Wheel-legged robot Sand terrain Locomotion Gait design Terradynamics Granular media

Problem

Conventional wheeled robots suffer from excessive slip and sinkage on deformable terrains like sand, often leading to complete immobilization. This paper addresses how to achieve reliable, sustained propulsion in such environments where traditional traction mechanisms fail.

Approach

The robot executes an asymmetric dynamic compact-and-push paddling gait, using its articulated limbs to laterally displace and compact loose sand before pushing against the newly densified ground to generate forward thrust.

Key results

  • Validated four distinct paddling gaits through physical experiments on a granular testbed
  • Asynchronous paddling gait achieved the highest forward displacement and best overall performance
  • Confirmed conventional wheeled mode fails on sand with slip ratios exceeding 84%
  • Provided quantitative comparison of propulsive effectiveness and energy efficiency across gait variations

Why it matters

Enables reliable robot mobility in unstructured, deformable environments critical for planetary exploration, agriculture, and search-and-rescue operations.

Abstract

Autonomous Mobile Robots are typically limited to structured environments, as conventional wheeled propulsion often fails on deformable terrains like sand due to excessive wheel slip and sinkage.

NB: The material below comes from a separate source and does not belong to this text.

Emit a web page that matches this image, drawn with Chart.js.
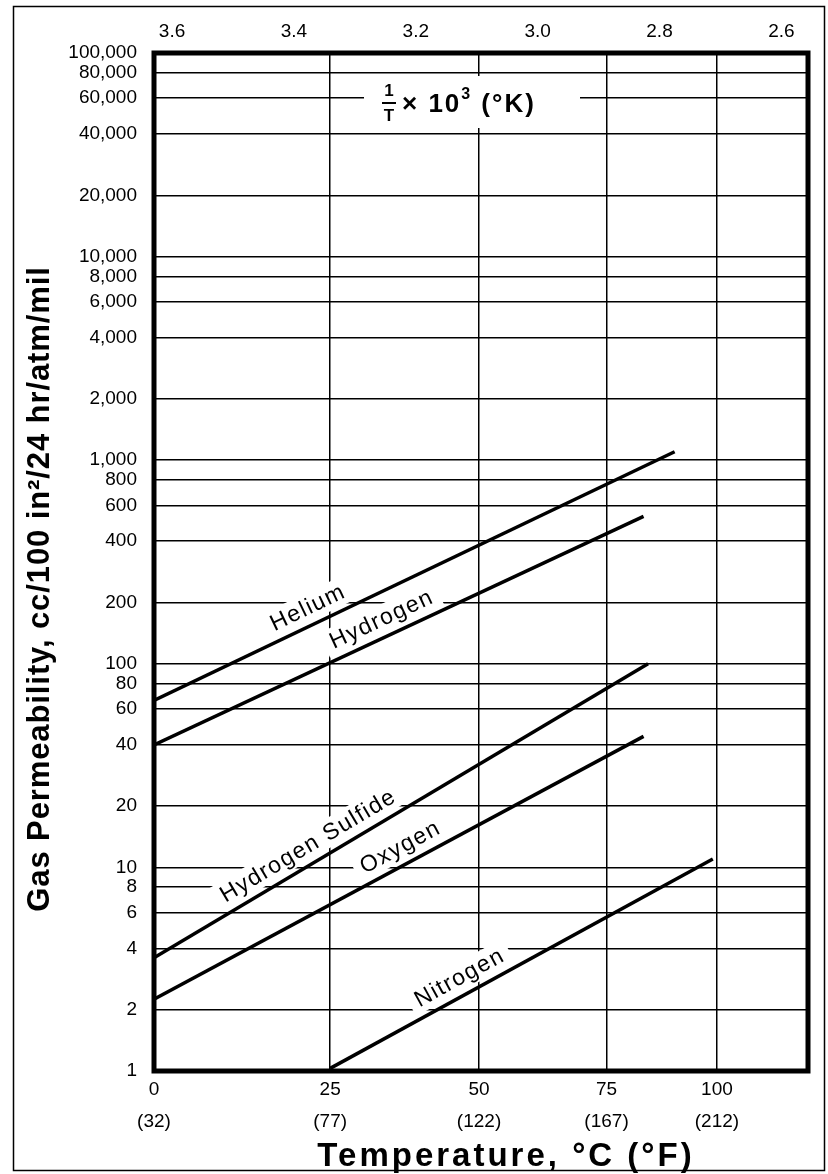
<!DOCTYPE html>
<html>
<head>
<meta charset="utf-8">
<title>Gas Permeability vs Temperature</title>
<script src="https://cdn.jsdelivr.net/npm/chart.js@4.4.1/dist/chart.umd.min.js"></script>
<style>
  html, body { margin: 0; padding: 0; background: #fff; }
  canvas { display: block; }
</style>
</head>
<body>
<canvas id="chart" width="828" height="1174"></canvas>
<script>
// ====== DATA ======
const gases     = ['Helium', 'Hydrogen', 'Hydrogen Sulfide', 'Oxygen', 'Nitrogen'];
const tempFrom  = [0, 0, 0, 0, 25];            // °C where each line starts
const tempTo    = [90, 83, 84, 83, 99];        // °C where each line ends
const permFrom  = [66, 40, 3.6, 2.25, 1.03];   // cc/100 in²/24 hr/atm/mil
const permTo    = [1100, 530, 100, 44, 11];

const tempTicks = [0, 25, 50, 75, 100];        // °C
const fahrTicks = [32, 77, 122, 167, 212];     // °F
const invTicks  = [3.6, 3.4, 3.2, 3.0, 2.8, 2.6];
const permTicks = [1, 2, 4, 6, 8, 10, 20, 40, 60, 80, 100, 200, 400, 600, 800, 1000,
                   2000, 4000, 6000, 8000, 10000, 20000, 40000, 60000, 80000, 100000];

// ====== LOOK ======
const FAMILY = "'Liberation Sans', Arial, sans-serif";
const TICK_FONT = { family: FAMILY, size: 19 };
const LABEL_FONT = '23px ' + FAMILY;
const labelAt = [0.31, 0.48, 0.33, 0.52, 0.36];   // where along each line its name sits
const labelLift = 18;

// x runs in 1/T x 10^3 (K), hottest on the right
const invT = c => 1000 / (c + 273.15);

const datasets = gases.map((g, i) => ({
  label: g,
  data: [{ x: invT(tempFrom[i]), y: permFrom[i] }, { x: invT(tempTo[i]), y: permTo[i] }],
  borderColor: '#000', borderWidth: 3.5, pointRadius: 0, fill: false,
  xAxisID: 'x', yAxisID: 'y'
}));

// ====== DRAWING HELPERS ======
function boxedText(ctx, text, x, y, angle, font, spacing, padX, padY){
  ctx.save();
  ctx.translate(x, y); ctx.rotate(angle);
  ctx.font = font; ctx.letterSpacing = spacing;
  const w = ctx.measureText(text).width;
  const h = parseInt(font.match(/(\d+)px/)[1], 10);
  ctx.fillStyle = '#fff';
  ctx.fillRect(-w/2 - padX, -h/2 - padY, w + 2*padX, h + 2*padY);
  ctx.fillStyle = '#000'; ctx.textAlign = 'center'; ctx.textBaseline = 'middle';
  ctx.fillText(text, 0, 1);
  ctx.restore();
}

const annotations = {
  id: 'annotations',
  beforeDatasetsDraw(chart){
    const { ctx } = chart;
    // gas names along their lines
    chart.data.datasets.forEach((ds, i) => {
      const pts = chart.getDatasetMeta(i).data;
      const x0 = pts[0].x, y0 = pts[0].y, x1 = pts[1].x, y1 = pts[1].y;
      const a = Math.atan2(y1 - y0, x1 - x0);
      const t = labelAt[i];
      const cx = x0 + (x1 - x0) * t + Math.sin(a) * labelLift;
      const cy = y0 + (y1 - y0) * t - Math.cos(a) * labelLift;
      boxedText(ctx, ds.label, cx, cy, a, LABEL_FONT, '1.5px', 7, 2);
    });
    // 1/T x 10^3 (°K) caption inside the plot
    ctx.save();
    ctx.fillStyle = '#fff';
    ctx.fillRect(364, 76, 216, 52);
    ctx.fillStyle = '#000';
    ctx.textAlign = 'center'; ctx.textBaseline = 'middle';
    ctx.font = 'bold 17px ' + FAMILY;
    ctx.fillText('1', 389, 91);
    ctx.fillText('T', 389, 116);
    ctx.fillRect(382, 102, 14, 2);
    ctx.textAlign = 'left';
    ctx.font = 'bold 26px ' + FAMILY;
    ctx.letterSpacing = '2px';
    ctx.fillText('\u00d7 10', 402, 105);
    const w = ctx.measureText('\u00d7 10').width;
    ctx.font = 'bold 16px ' + FAMILY;
    ctx.fillText('3', 402 + w, 95);
    ctx.font = 'bold 26px ' + FAMILY;
    ctx.fillText('(\u00b0K)', 402 + w + 20, 105);
    ctx.restore();
  },
  afterDraw(chart){
    const { ctx, chartArea: a } = chart;
    ctx.save();
    // heavy plot frame
    ctx.strokeStyle = '#000'; ctx.lineWidth = 5;
    ctx.strokeRect(a.left, a.top, a.right - a.left, a.bottom - a.top);
    // thin outer border
    ctx.lineWidth = 1.5;
    ctx.strokeRect(13.5, 6.5, 811, 1164);
    // axis titles
    ctx.fillStyle = '#000'; ctx.textAlign = 'center'; ctx.textBaseline = 'middle';
    ctx.font = 'bold 31px ' + FAMILY;
    ctx.letterSpacing = '0.9px';
    ctx.save();
    ctx.translate(40, 589); ctx.rotate(-Math.PI / 2);
    ctx.fillText('Gas Permeability, cc/100 in\u00b2/24 hr/atm/mil', 0, 0);
    ctx.restore();
    ctx.font = 'bold 33px ' + FAMILY;
    ctx.letterSpacing = '3px';
    ctx.fillText('Temperature, \u00b0C (\u00b0F)', 506, 1157);
    ctx.restore();
  }
};

// ====== CHART ======
new Chart(document.getElementById('chart'), {
  type: 'line',
  data: { datasets },
  options: {
    responsive: false, animation: false, devicePixelRatio: 1,
    layout: { padding: { left: 0, top: 0, right: 20, bottom: 0 } },
    plugins: { legend: { display: false }, tooltip: { enabled: false } },
    scales: {
      x: {
        type: 'linear', position: 'bottom', reverse: true, min: 2.5212, max: 3.6610,
        afterBuildTicks: s => { s.ticks = tempTicks.map(c => ({ value: invT(c) })); },
        afterFit: s => { s.height = 103; },
        ticks: {
          autoSkip: false, maxRotation: 0, padding: 3, color: '#000',
          font: { ...TICK_FONT, lineHeight: 1.68 },
          callback: (v, i) => [String(tempTicks[i]), '(' + fahrTicks[i] + ')']
        },
        grid: { color: '#000', lineWidth: 1.5, drawTicks: false },
        border: { display: false }
      },
      x2: {
        type: 'linear', position: 'top', reverse: true, min: 2.5563, max: 3.6296,
        afterBuildTicks: s => { s.ticks = invTicks.map(v => ({ value: v })); },
        afterFit: s => { s.height = 53; },
        ticks: {
          autoSkip: false, maxRotation: 0, padding: 10, color: '#000',
          font: { ...TICK_FONT, lineHeight: 1.2 },
          callback: v => v.toFixed(1)
        },
        grid: { display: false, drawTicks: false },
        border: { display: false }
      },
      y: {
        type: 'logarithmic', position: 'left', min: 1, max: 100000,
        afterBuildTicks: s => { s.ticks = permTicks.map(v => ({ value: v })); },
        afterFit: s => { s.width = 154; },
        ticks: {
          autoSkip: false, padding: 17, color: '#000', font: TICK_FONT,
          callback: v => Number(v).toLocaleString('en-US')
        },
        grid: { color: '#000', lineWidth: 1.5, drawTicks: false },
        border: { display: false }
      }
    }
  },
  plugins: [annotations]
});
</script>
</body>
</html>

To address this mobility challenge, this paper introduces a novel locomotion strategy for a high- degree-of-freedom wheel-legged robot. The proposed method is a gait based on an asymmetric ”dynamic compact-and-push” cycle, where the robot’s limbs perform a paddling-like motion to actively remodel the granular media. This active terrain remodeling allows the robot to generate net forward thrust where conventional wheeled locomotion is ineffective. We systematically designed and experimentally validated four distinct gaits founded on this principle. The results demonstrate that this approach enables sustained forward motion in an environment where wheeled propulsion is verified to fail, with the asynchronous paddling gait proving most effective. This work contributes a new, validated locomotion mechanism for sand terrains and provides a quantitative comparison of different limb coordination strategies.